Lorsque le Bab traversa les rues de Tabriz, les clameurs de bienvenue de la multitude résonnaient de tous côtés. Le tumulte fut tel qu'un crieur reçut l'ordre de prévenir la population du danger auquel elle s'exposait. L'avertissement fut donné : "Quiconque essaiera d 'approcher le Bab, ou cherchera à le rencontrer, verra ses biens confisqués et sera immédiatement emprisonne."

Une sourde agitation fut perceptible dans la ville tout au long du séjour du Bab Le coeur lourd, gonflé de sentiments mêlés de confusion et d'impuissance, le peuple regarda le prophète bien-aimé quitter Tabriz pour se rendre à la forteresse de Mahku. Les gens chuchotèrent entre eux comme l'avaient fait les disciples de Jésus quand ils le virent livré successivement a Caïphe et à Pilate: "S'il est le Promis, pourquoi est-il soumis aux caprices des hommes de la terre?"

Le Bab fut confié à la garde d'Ali Khan, gardien de la forteresse aux quatre tours de pierre, couronnant le sommet d'une montagne située aux confins de la Russie, de la Turquie et de la Perse.
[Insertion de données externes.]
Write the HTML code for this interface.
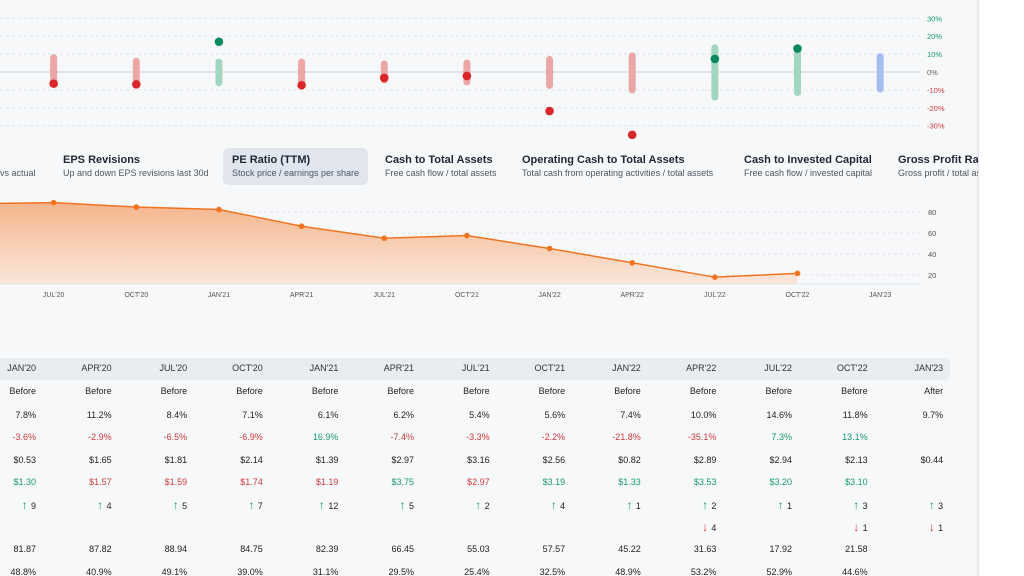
<!DOCTYPE html>
<html><head><meta charset="utf-8">
<style>
html,body{margin:0;padding:0;width:1024px;height:576px;overflow:hidden;background:#f6f8fa;font-family:"Liberation Sans",sans-serif}
#root{position:relative;width:1024px;height:576px}
.panel{position:absolute;left:978px;top:0;width:46px;height:576px;background:#fff;border-left:1px solid #e3e6ea;box-shadow:-1px 0 3px rgba(0,0,0,.05)}
.tab{position:absolute;top:148px;height:37px;padding:0 9px;box-sizing:border-box;border-radius:6px}
.tab .t{position:absolute;top:6px;font-size:11px;font-weight:bold;color:#1f2733;white-space:nowrap}
.tab .s{position:absolute;top:20px;font-size:9px;color:#4e5661;white-space:nowrap}
.sel{background:#e1e6ee}
</style></head><body>
<div id="root">
<svg id="chart" width="1024" height="576" style="position:absolute;left:0;top:0"></svg>
<div class="tab" style="left:54px;width:160px"><div class="t" style="left:9px">EPS Revisions</div><div class="s" style="left:9px">Up and down EPS revisions last 30d</div></div>
<div class="tab" style="left:-60px;width:100px"><div class="s" style="left:60px">vs actual</div></div>
<div class="tab sel" style="left:223px;width:145px"><div class="t" style="left:9px">PE Ratio (TTM)</div><div class="s" style="left:9px">Stock price / earnings per share</div></div>
<div class="tab" style="left:376px;width:140px"><div class="t" style="left:9px">Cash to Total Assets</div><div class="s" style="left:9px">Free cash flow / total assets</div></div>
<div class="tab" style="left:513px;width:215px"><div class="t" style="left:9px">Operating Cash to Total Assets</div><div class="s" style="left:9px">Total cash from operating activities / total assets</div></div>
<div class="tab" style="left:735px;width:150px"><div class="t" style="left:9px">Cash to Invested Capital</div><div class="s" style="left:9px">Free cash flow / invested capital</div></div>
<div class="tab" style="left:889px;width:89px;overflow:hidden;padding:0"><div class="t" style="left:9px">Gross Profit Ratio</div><div class="s" style="left:9px">Gross profit / total assets</div></div>
<div class="panel"></div>
</div>
<script>
const quarters=["JAN'20","APR'20","JUL'20","OCT'20","JAN'21","APR'21","JUL'21","OCT'21","JAN'22","APR'22","JUL'22","OCT'22","JAN'23"];
const rangeHigh=[7,7,8,6,5.5,5.5,4.5,5,7,9,13.5,11,8.5];
const rangeLow=[-6,-6,-6,-7,-6,-7,-4.5,-5.5,-7.5,-10,-14,-11.5,-9.5];
const surprise=[-3.6,-2.9,-6.5,-6.9,16.9,-7.4,-3.3,-2.2,-21.8,-35.1,7.3,13.1,null];
const peRatio=[81.87,87.82,88.94,84.75,82.39,66.45,55.03,57.57,45.22,31.63,17.92,21.58,null];
const pctTicks=[30,20,10,0,-10,-20,-30];
const peTicks=[80,60,40,20];
const timing=["Before","Before","Before","Before","Before","Before","Before","Before","Before","Before","Before","Before","After"];
const estGrowth=["7.8%","11.2%","8.4%","7.1%","6.1%","6.2%","5.4%","5.6%","7.4%","10.0%","14.6%","11.8%","9.7%"];
const surpriseTxt=["-3.6%","-2.9%","-6.5%","-6.9%","16.9%","-7.4%","-3.3%","-2.2%","-21.8%","-35.1%","7.3%","13.1%",""];
const epsEst=["$0.53","$1.65","$1.81","$2.14","$1.39","$2.97","$3.16","$2.56","$0.82","$2.89","$2.94","$2.13","$0.44"];
const epsAct=["$1.30","$1.57","$1.59","$1.74","$1.19","$3.75","$2.97","$3.19","$1.33","$3.53","$3.20","$3.10",""];
const actUp=[1,0,0,0,0,1,0,1,1,1,1,1,null];
const revUp=[9,4,5,7,12,5,2,4,1,2,1,3,3];
const revDown=[null,null,null,null,null,null,null,null,null,4,null,1,1];
const peTxt=["81.87","87.82","88.94","84.75","82.39","66.45","55.03","57.57","45.22","31.63","17.92","21.58",""];
const gross=["48.8%","40.9%","49.1%","39.0%","31.1%","29.5%","25.4%","32.5%","48.9%","53.2%","52.9%","44.6%",""];

const NS="http://www.w3.org/2000/svg";
const svg=document.getElementById('chart');
function mk(tag,attrs,parent){const e=document.createElementNS(NS,tag);for(const k in attrs)e.setAttribute(k,attrs[k]);(parent||svg).appendChild(e);return e;}
const xq=i=>-29+82.65*(i-1);
const yp=v=>72-v*1.79;
const ype=v=>296-v*1.05;

const defs=mk('defs',{});
const lg=mk('linearGradient',{id:'ag',x1:0,y1:0,x2:0,y2:1},defs);
mk('stop',{offset:'0','stop-color':'#f5b58c'},lg);
mk('stop',{offset:'1','stop-color':'#fae6da'},lg);

pctTicks.forEach(t=>{
  const l=mk('line',{x1:0,x2:920,y1:yp(t),y2:yp(t),stroke:t===0?'#dfe3ea':'#e2e5ea','stroke-width':t===0?2:1,'stroke-dasharray':t===0?'':'3,3'});
  
  
  const tx=mk('text',{x:927,y:yp(t)+3,'font-size':7.5,fill:t>0?'#1a9a6a':t<0?'#d0393c':'#666'});
  tx.textContent=t+'%';
  
  
});
quarters.forEach((q,i)=>{
  const x=xq(i);
  const c=i===12?'#a6bdf0':(surprise[i]>0?'#a2d6c1':'#eca6a6');
  const b=mk('line',{x1:x,x2:x,y1:yp(rangeHigh[i]),y2:yp(rangeLow[i]),stroke:c,'stroke-width':7,'stroke-linecap':'round'});
  
  
  if(surprise[i]!==null){
    const d=mk('circle',{cx:x,cy:yp(surprise[i]),r:4.3,fill:surprise[i]>0?'#0b8a5f':'#d8262b'});
    
    
  }
});

peTicks.forEach(t=>{
  const l=mk('line',{x1:0,x2:920,y1:ype(t),y2:ype(t),stroke:'#e2e5ea','stroke-dasharray':'3,3'});
  
  
  const tx=mk('text',{x:928,y:ype(t)+3,'font-size':7.5,fill:'#555'});
  tx.textContent=t;
  
  
});
const pts=[];peRatio.forEach((v,i)=>{if(v!==null)pts.push([xq(i),ype(v)]);});
const base=284;
let dA='M'+pts[0][0]+','+base+' '+pts.map(p=>'L'+p[0]+','+p[1]).join(' ')+' L'+pts[pts.length-1][0]+','+base+' Z';
const area=mk('path',{d:dA,fill:'url(#ag)'});


const line=mk('path',{d:'M'+pts.map(p=>p[0]+','+p[1]).join(' L'),fill:'none',stroke:'#f07420','stroke-width':1.5});


const bl=mk('line',{x1:0,x2:920,y1:base,y2:base,stroke:'#e0e4e9','stroke-width':1});


pts.forEach(p=>{
  const c=mk('circle',{cx:p[0],cy:p[1],r:2.8,fill:'#f07420'});
  
  
});
quarters.forEach((q,i)=>{
  const tx=mk('text',{x:xq(i),y:297,'font-size':7,fill:'#555','text-anchor':'middle'});
  tx.textContent=q;
  
  
});

const hb=mk('rect',{x:-10,y:358,width:960,height:22,rx:5,fill:'#e9edf1'});


const colR=i=>36+75.6*i;
function cell(txt,i,y,fill,name,fs,fw){
  if(txt===''||txt===null)return;
  const tx=mk('text',{x:colR(i),y:y,'font-size':fs||9,fill:fill,'text-anchor':'end','font-weight':fw||'normal'});
  tx.textContent=txt;
  
  
}
quarters.forEach((q,i)=>{
  cell(q,i,371,'#333','table-header-cell');
  cell(timing[i],i,394,'#222','timing-cell');
  cell(estGrowth[i],i,418,'#222','growth-cell');
  cell(surpriseTxt[i],i,440,surprise[i]>0?'#1a9a6a':'#d0393c','surprise-cell');
  cell(epsEst[i],i,463,'#222','eps-estimate-cell');
  cell(epsAct[i],i,485,actUp[i]?'#1a9a6a':'#d0393c','eps-actual-cell');
  if(revUp[i]!==null){
    cell(revUp[i],i,509,'#222','revision-up-cell');
    cell('↑',i-0.11-(revUp[i]>9?0.07:0),509,'#1a9a6a','revision-up-arrow',12,'bold');
  }
  if(revDown[i]!==null){
    cell(revDown[i],i,531,'#222','revision-down-cell');
    cell('↓',i-0.11,531,'#d0393c','revision-down-arrow',12,'bold');
  }
  cell(peTxt[i],i,552,'#222','pe-cell');
  cell(gross[i],i,575,'#222','gross-cell');
});
</script>
</body></html>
Le Premier ministre était assuré que peu de personnes, si même il s'en trouvait une seule, oseraient s'aventurer à pénétrer dans ce pays sauvage. Les habitants de ces régions étant déjà hostiles au Bab, le Premier ministre escomptait que son internement forcé parmi des ennemis étoufferait la foi dès sa naissance et conduirait à son extinction.

Il réalisa bientôt combien gravement il avait sous-estimé la force de l'influence du Bab L'hostilité des autochtones fut réduite par les manières affables du Bab Leurs coeurs furent adoucis par son amour pour eux. Leur vanité fut domptée par sa modestie. Leur opposition à son enseignement fondit par la sagesse de ses paroles. En dépit des mises en garde répétées du Premier ministre d'éviter de tomber sous le charme de Bab, même son gardien, Ali-Khan, commença à adoucir la sévérité de son emprisonnement.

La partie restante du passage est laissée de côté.